* begin COLLECTED DATA *

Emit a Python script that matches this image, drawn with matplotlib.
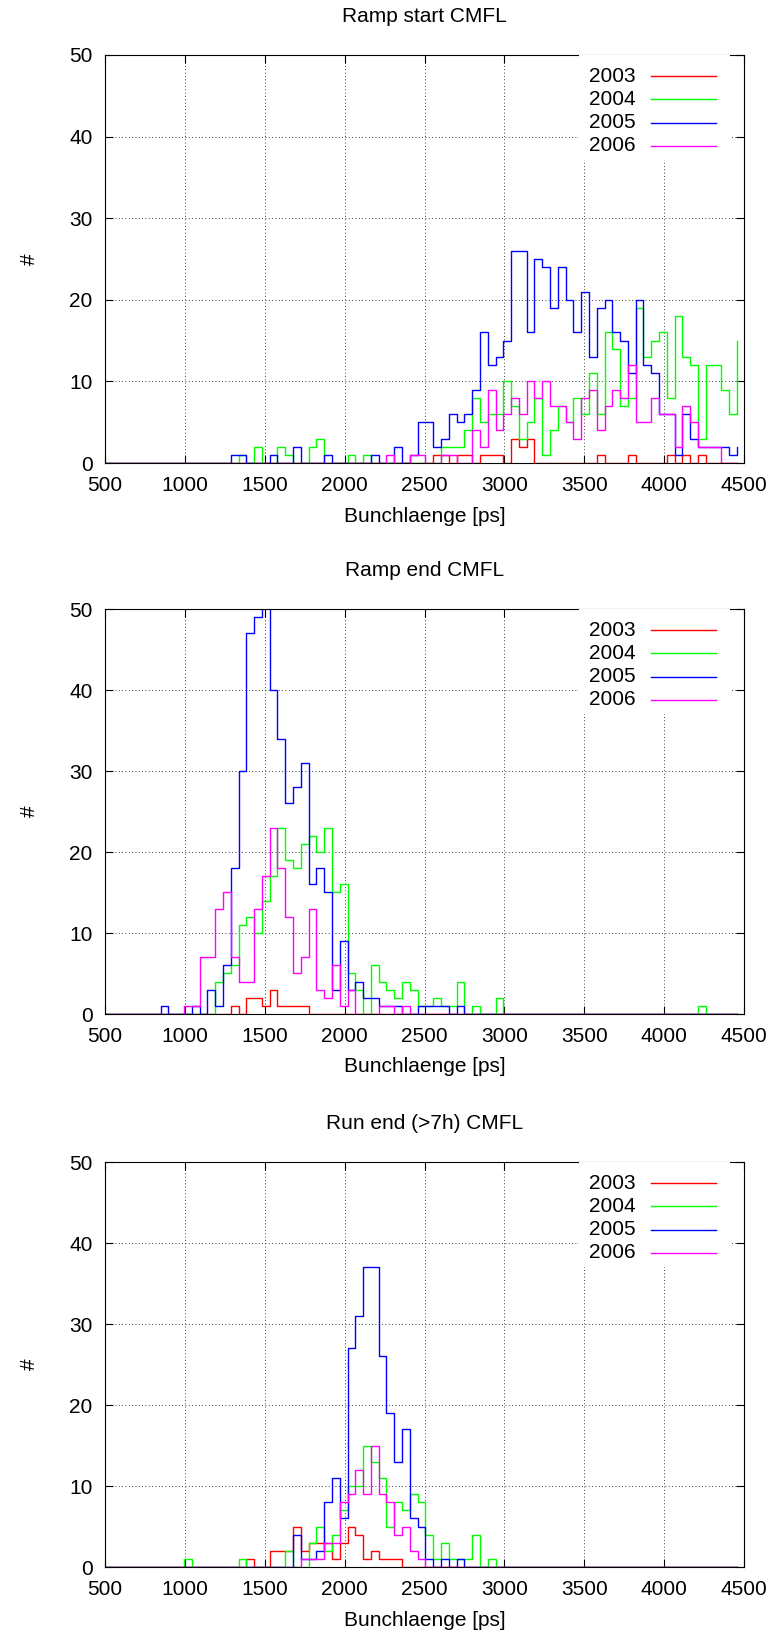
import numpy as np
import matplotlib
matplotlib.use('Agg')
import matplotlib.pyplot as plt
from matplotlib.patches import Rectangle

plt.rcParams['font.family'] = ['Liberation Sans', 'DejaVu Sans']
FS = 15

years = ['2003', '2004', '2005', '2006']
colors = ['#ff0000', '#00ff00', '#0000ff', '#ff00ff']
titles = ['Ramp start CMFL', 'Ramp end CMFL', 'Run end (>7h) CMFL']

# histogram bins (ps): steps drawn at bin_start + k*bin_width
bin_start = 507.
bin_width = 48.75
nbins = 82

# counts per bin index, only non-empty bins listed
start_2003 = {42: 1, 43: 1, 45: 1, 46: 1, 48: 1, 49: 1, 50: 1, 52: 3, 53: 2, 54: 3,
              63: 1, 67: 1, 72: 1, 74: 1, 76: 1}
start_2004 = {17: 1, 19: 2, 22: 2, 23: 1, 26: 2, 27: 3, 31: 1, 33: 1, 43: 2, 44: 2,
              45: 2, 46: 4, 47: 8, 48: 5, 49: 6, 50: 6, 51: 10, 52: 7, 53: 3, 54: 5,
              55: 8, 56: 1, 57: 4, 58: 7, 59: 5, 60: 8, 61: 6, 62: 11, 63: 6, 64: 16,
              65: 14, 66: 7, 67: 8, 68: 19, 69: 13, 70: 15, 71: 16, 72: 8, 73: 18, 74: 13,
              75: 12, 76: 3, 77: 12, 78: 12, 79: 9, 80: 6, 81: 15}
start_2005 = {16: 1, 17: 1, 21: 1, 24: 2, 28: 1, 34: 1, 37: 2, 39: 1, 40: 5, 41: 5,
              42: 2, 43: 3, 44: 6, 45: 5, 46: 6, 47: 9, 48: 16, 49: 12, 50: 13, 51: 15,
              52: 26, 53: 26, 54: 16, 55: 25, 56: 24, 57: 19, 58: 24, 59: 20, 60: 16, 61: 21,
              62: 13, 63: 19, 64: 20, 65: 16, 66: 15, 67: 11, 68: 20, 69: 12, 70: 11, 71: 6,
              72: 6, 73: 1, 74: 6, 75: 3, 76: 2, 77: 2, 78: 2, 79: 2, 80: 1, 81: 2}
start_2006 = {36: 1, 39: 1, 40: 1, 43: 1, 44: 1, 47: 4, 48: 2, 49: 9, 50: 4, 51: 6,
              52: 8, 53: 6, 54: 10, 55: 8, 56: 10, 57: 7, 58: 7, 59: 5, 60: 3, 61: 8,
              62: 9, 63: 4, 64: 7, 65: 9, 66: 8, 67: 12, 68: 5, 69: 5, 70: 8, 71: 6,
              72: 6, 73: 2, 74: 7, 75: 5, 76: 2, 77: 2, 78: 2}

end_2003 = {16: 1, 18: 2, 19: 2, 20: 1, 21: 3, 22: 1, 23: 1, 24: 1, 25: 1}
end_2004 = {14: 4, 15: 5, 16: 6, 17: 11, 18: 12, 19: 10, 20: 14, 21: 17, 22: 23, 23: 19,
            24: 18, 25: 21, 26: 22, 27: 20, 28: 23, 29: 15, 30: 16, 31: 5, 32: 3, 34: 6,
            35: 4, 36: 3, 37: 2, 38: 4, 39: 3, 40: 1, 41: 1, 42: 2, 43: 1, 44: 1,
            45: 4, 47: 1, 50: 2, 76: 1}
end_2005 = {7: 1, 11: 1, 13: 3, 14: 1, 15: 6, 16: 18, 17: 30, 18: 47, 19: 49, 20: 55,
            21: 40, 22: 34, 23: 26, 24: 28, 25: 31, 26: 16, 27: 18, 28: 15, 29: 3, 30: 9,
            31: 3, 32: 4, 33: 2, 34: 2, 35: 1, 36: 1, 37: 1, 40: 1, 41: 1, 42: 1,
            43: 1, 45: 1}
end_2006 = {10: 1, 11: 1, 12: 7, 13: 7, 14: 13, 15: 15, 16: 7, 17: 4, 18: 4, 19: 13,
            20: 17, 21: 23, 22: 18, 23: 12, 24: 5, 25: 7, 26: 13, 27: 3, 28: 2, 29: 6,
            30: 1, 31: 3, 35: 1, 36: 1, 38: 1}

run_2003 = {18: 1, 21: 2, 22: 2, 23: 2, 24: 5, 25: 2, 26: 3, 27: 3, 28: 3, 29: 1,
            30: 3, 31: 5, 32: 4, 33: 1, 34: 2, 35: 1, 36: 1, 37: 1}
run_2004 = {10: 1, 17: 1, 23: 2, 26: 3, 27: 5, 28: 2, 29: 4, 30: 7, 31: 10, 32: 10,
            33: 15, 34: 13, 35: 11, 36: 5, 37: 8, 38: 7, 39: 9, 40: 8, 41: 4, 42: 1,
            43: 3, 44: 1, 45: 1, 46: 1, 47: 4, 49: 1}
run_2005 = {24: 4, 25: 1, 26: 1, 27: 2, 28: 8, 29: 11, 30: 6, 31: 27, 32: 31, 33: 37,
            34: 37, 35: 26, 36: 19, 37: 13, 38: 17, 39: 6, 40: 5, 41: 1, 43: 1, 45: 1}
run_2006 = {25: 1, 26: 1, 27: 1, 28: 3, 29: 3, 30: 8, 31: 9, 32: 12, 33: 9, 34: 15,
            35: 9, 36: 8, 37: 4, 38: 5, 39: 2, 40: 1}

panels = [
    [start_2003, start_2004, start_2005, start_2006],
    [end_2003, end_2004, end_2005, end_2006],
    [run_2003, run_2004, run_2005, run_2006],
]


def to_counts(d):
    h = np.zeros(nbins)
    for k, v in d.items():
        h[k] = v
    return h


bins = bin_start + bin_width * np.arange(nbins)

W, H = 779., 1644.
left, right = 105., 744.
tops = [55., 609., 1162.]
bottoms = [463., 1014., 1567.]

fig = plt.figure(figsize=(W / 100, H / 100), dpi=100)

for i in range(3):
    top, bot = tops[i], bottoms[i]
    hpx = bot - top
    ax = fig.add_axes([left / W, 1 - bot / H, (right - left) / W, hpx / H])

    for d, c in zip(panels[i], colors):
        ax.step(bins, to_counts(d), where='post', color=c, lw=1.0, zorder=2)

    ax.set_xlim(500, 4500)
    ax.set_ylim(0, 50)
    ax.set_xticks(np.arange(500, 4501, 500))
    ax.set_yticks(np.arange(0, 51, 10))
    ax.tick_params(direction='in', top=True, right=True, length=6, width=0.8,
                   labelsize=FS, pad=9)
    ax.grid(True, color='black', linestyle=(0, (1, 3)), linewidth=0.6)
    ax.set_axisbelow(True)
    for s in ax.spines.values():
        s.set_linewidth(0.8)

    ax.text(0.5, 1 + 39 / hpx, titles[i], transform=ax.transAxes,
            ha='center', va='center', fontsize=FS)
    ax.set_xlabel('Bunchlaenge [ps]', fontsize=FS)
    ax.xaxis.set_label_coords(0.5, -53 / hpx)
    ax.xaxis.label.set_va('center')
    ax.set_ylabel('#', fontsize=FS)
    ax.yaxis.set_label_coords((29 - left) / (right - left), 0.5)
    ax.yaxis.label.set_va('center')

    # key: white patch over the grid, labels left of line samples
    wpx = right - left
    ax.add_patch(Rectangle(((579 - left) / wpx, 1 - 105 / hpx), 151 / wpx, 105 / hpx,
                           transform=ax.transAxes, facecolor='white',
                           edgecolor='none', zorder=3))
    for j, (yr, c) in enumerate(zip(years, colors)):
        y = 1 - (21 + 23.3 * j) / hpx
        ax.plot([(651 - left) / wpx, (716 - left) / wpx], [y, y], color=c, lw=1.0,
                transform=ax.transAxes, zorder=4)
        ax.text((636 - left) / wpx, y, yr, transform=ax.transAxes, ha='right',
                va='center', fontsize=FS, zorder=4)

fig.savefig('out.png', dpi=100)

* end COLLECTED DATA *

In the listing above, find each line with the word "drawn" and copy it.

Emit a Python script that matches this image, drawn with matplotlib.
# histogram bins (ps): steps drawn at bin_start + k*bin_width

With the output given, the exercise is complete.